While Wisconsin looked like the team of destiny and had a solid lead in the second half of the 2015 National Championship game, Duke would not be denied.
The Blue Devils (35-4) defeated Wisconsin 68-63 to win the NCAA Division I Men’s Basketball Championship on Monday night in Indianapolis just two days after the Badgers took down No. 1 overall Kentucky in the Final Four.
Despite foul trouble by center Jahlil Okafor and forward Justise Winslow and trailing by as many as nine points in the second half, Duke won its fifth national championship.
The Blue Devils won with only eight scholarship players, and their bench outscored Wisconsin’s 18-7.
“They showed such grit [Monday] night,” Duke coach Mike Krzyzewski said on CBS. “Our bench was spectacular, and like we said about two months ago, ‘eight is enough,’ eight is enough.”
With their highly touted freshmen of Okafor and Winslow sentenced to the bench for a portion of the game, a couple of rookie guards stepped up: Grayson Allen and Tyus Jones, the Final Four’s Most Outstanding Player award winner.
Allen scored 16 points, 10 in the second half, and Jones scored 23 points, with 19 coming in the second half.
“We were kind of dead in the water,” Krzyzewski said. “We were nine points down, and Grayson just put us on his back, and then once he got us in striking distance, we just said, ‘Tyus, run high ball screens and be you.’ That’s great coaching, I guess.”
Wisconsin lost despite a double-double from Badger forward Frank Kaminsky, who finished with 21 points and 12 rebounds. He was named Naismith College Player of the Year, and was the first player with 20 points and 10 rebounds in both the semifinal and championship game since Carmelo Anthony did it for Syracuse in 2003.
The Badgers shot 33.3 percent from beyond the arc, unlike the 66.7 percent they shot from three in their 85-78 win over Arizona in the Elite Eight. They shot 41.2 percent from deep in their 71-64 win over Kentucky.
“They played great, great defense,” Krzyzewski said. “If we don’t get stops, we don’t win the game.”

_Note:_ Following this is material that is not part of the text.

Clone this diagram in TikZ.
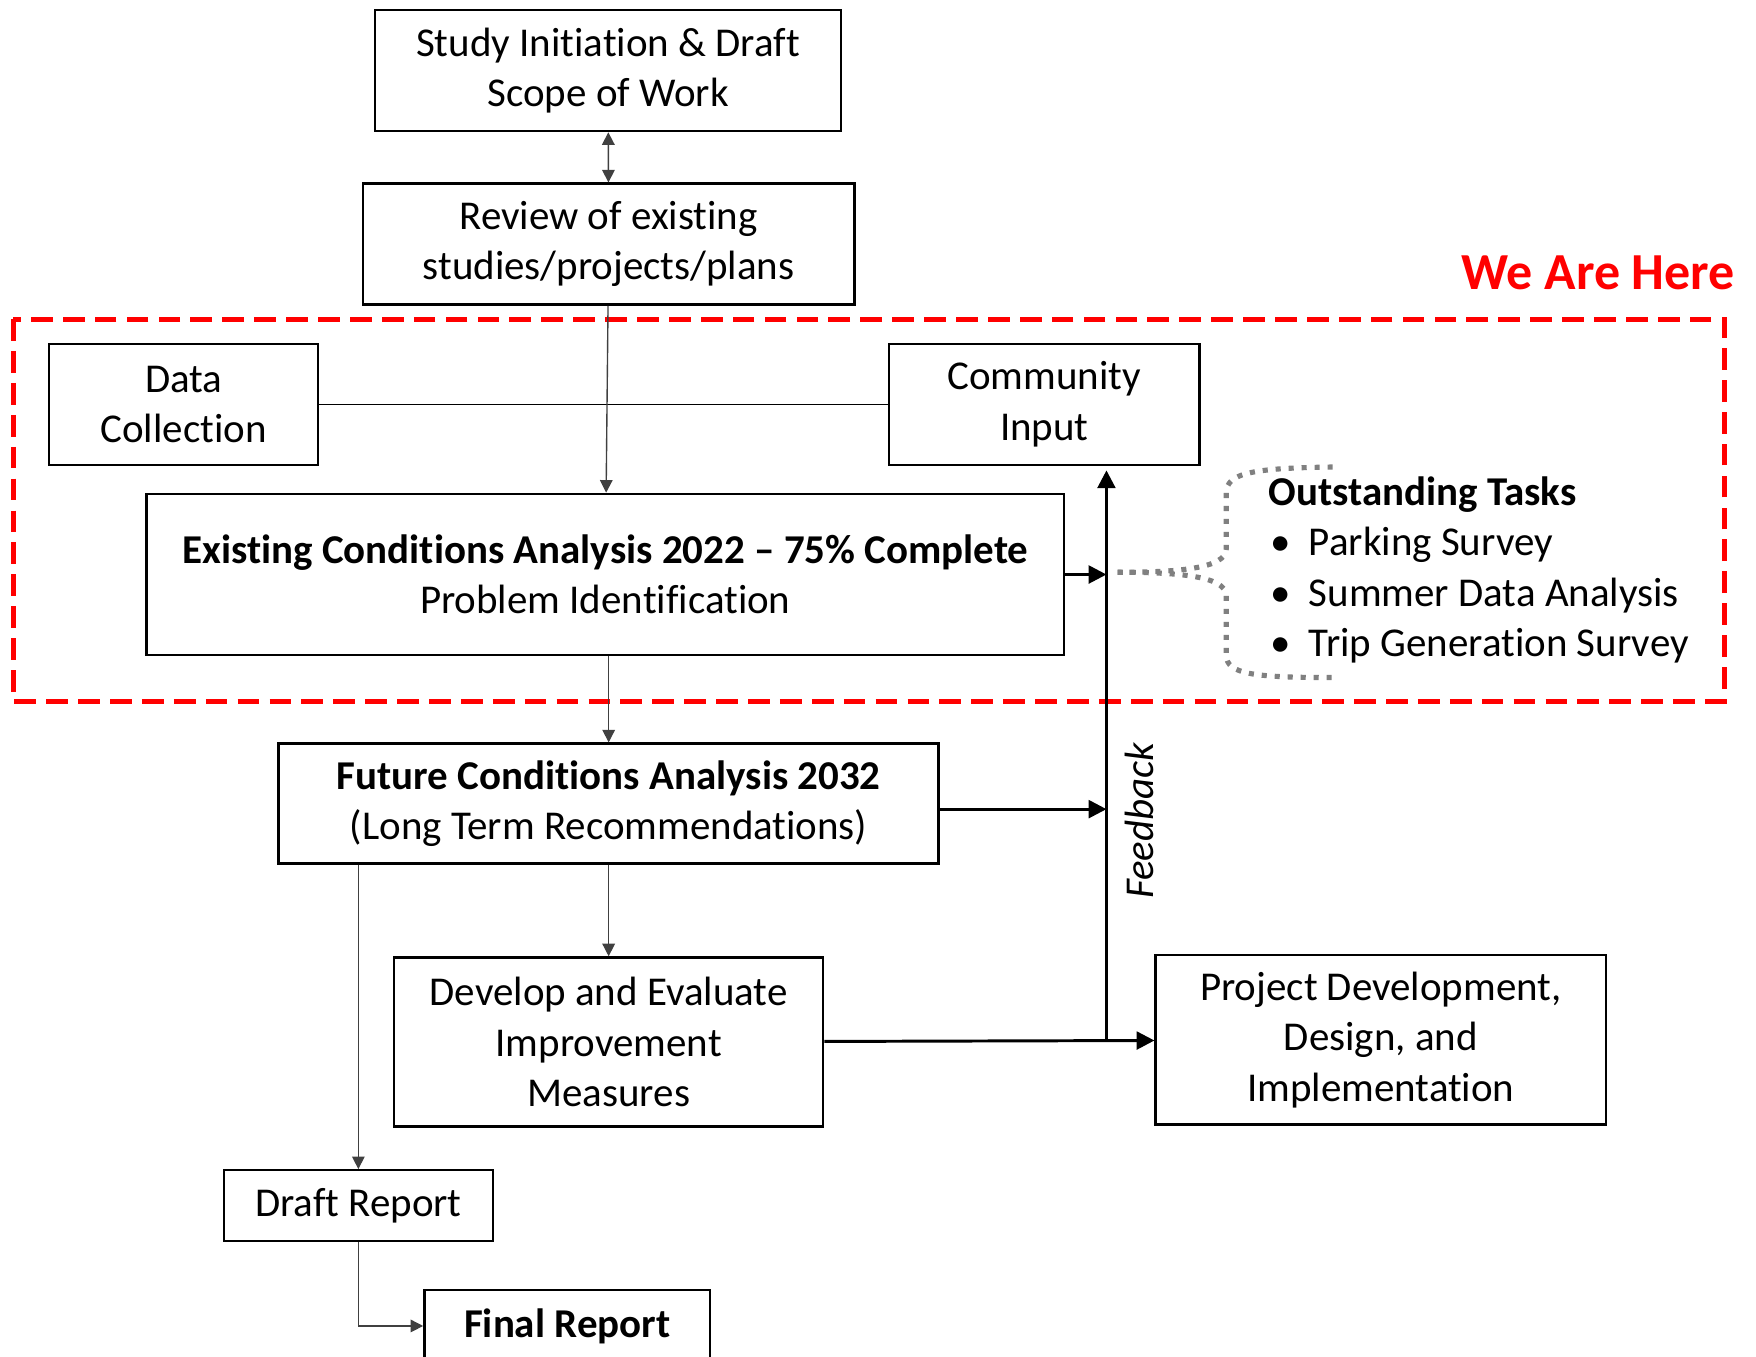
\documentclass[tikz,border=0pt]{standalone}
\usepackage{fontspec}
\setmainfont{Carlito}[Ligatures=NoCommon]
\usetikzlibrary{arrows.meta,positioning}

\tikzset{
  box/.style={rectangle,draw=black,line width=0.6pt,inner sep=0pt,align=center},
  link/.style={draw=black!75,line width=0.35pt},
  flow/.style={line width=0.75pt,>={Triangle[length=4.5pt,width=4.5pt]}},
  >={Triangle[length=3.2pt,width=3.2pt]}
}

\begin{document}
\begin{tikzpicture}[x=0.01cm,y=-0.01cm,every node/.style={font=\fontsize{10.4}{12.8}\selectfont}]
  \useasboundingbox (0,0) rectangle (1568,1211);

  % study steps
  \node[box,minimum width=4.16cm,minimum height=1.08cm] (study) at (543,63) {Study Initiation \& Draft\\Scope of Work};
  \node[box,minimum width=4.39cm,minimum height=1.08cm] (review) at (543.5,218) {Review of existing\\studies/projects/plans};
  \node[box,minimum width=2.40cm,minimum height=1.08cm] (data) at (164,361) {Data\\Collection};
  \node[box,minimum width=2.77cm,minimum height=1.08cm] (community) at (932.5,361) {Community\\Input};
  \node[box,minimum width=8.19cm,minimum height=1.44cm] (existing) at (540.5,513) {\textbf{Existing Conditions Analysis 2022 -- 75\% Complete}\\Problem Identification};
  \node[box,minimum width=5.89cm,minimum height=1.07cm] (future) at (543.5,717.5) {\textbf{Future Conditions Analysis 2032}\\(Long Term Recommendations)};
  \node[box,minimum width=3.83cm,minimum height=1.51cm] (develop) at (543.5,930.5) {Develop and Evaluate\\Improvement\\Measures};
  \node[box,minimum width=4.02cm,minimum height=1.51cm] (project) at (1233,928.5) {Project Development,\\Design, and\\Implementation};
  \node[box,minimum width=2.40cm,minimum height=0.63cm] (draft) at (320,1076.5) {Draft Report};
  \node[box,minimum width=2.55cm,minimum height=0.64cm] (final) at (506.5,1184) {\textbf{Final Report}};

  % current phase
  \draw[red,line width=1.3pt,dash pattern=on 5.5pt off 2.6pt] (12,285) rectangle (1540,626);
  \node[anchor=east,inner sep=0pt,text=red,font=\fontsize{13.2}{15}\selectfont\bfseries] (here) at (1550,244) {We Are Here};

  % outstanding tasks
  \node[anchor=west,inner sep=0pt,align=left] (tasks) at (1132,509) {\textbf{Outstanding Tasks}\\
    \hspace{0.02cm}\makebox[0.34cm][l]{\textbullet}Parking Survey\\
    \hspace{0.02cm}\makebox[0.34cm][l]{\textbullet}Summer Data Analysis\\
    \hspace{0.02cm}\makebox[0.34cm][l]{\textbullet}Trip Generation Survey};
  \draw[gray,line width=1.3pt,dotted] (1190,417) .. controls (1120,418) and (1095,422) .. (1095,440) -- (1095,490) .. controls (1095,508) and (1050,511) .. (998,511);
  \draw[gray,line width=1.3pt,dotted] (998,511) .. controls (1050,511) and (1095,514) .. (1095,532) -- (1095,585) .. controls (1095,602) and (1120,605) .. (1190,605);

  % feedback line
  \coordinate (fbtop) at (988,420);
  \coordinate (fbbot) at (988,928);
  \draw[flow,->] (fbbot) -- (fbtop);
  \node[rotate=90,font=\fontsize{10.4}{12.8}\selectfont\itshape] (fblabel) at (1017,733) {Feedback};

  % connectors
  \draw[link,<->] (study) -- (review);
  \draw[link,draw=black] (data) -- (community);
  \draw[link,->] (review) -- (existing);
  \draw[flow,->] (existing) -- (existing.east -| fbtop);
  \draw[link,->] (existing.south -| future) -- (future);
  \draw[flow,->] ([yshift=-0.05cm]future.east) -- ([yshift=-0.05cm]future.east -| fbtop);
  \draw[link,->] (future) -- (develop);
  \draw[flow,->] (develop) -- (project);
  \draw[link,->] (future.south -| draft) -- (draft);
  \draw[link,->] (draft) |- (final);
\end{tikzpicture}
\end{document}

The Badgers faced the toughest possible road to the championship after the second round: eighth-seeded Oregon, No. 4 seed North Carolina, No. 2 seed Arizona, overall No. 1 seed Kentucky and another No. 1 seed, Duke.
The Badgers’ run was much like Duke’s run in 1991, except for the end result. After UNLV spanked the Blue Devils 103-73 in the 1990 National Championship game, Duke ended the Runnin’ Rebels undefeated season in the 1991 rematch.
“We beat a great team, a great program and one of the best guys in coaching, in Bo Ryan,” Krzyzewski said about Wisconsin and their coach.
The game was tied 31-31 at halftime, the first time the National Championship game has been tied at halftime since 1988. There were five ties and 16 lead changes.
While the Badgers had a nice lead, they just didn’t have enough to finish off a third straight top-two seed in a row, missing seven of their last nine field goals and letting the Blue Devils close the game on a 12-5 run.
“My teammates and my coaching staff, they’ve given me confidence and they believed in me and trusted in me all year, and there’s never been a moment where they doubt me,” Jones said on CBS about his second half.
Duke had some help from the referees but won Krzyzewski’s fifth national title, second only to former UCLA coach John Wooden.
“Man, I love these guys; I love being a part of this program,” Duke captain Quinn Cook said. “It’s been the best four years of my life, a true blessing — and dreams come true and all work pays off, and this is an example.”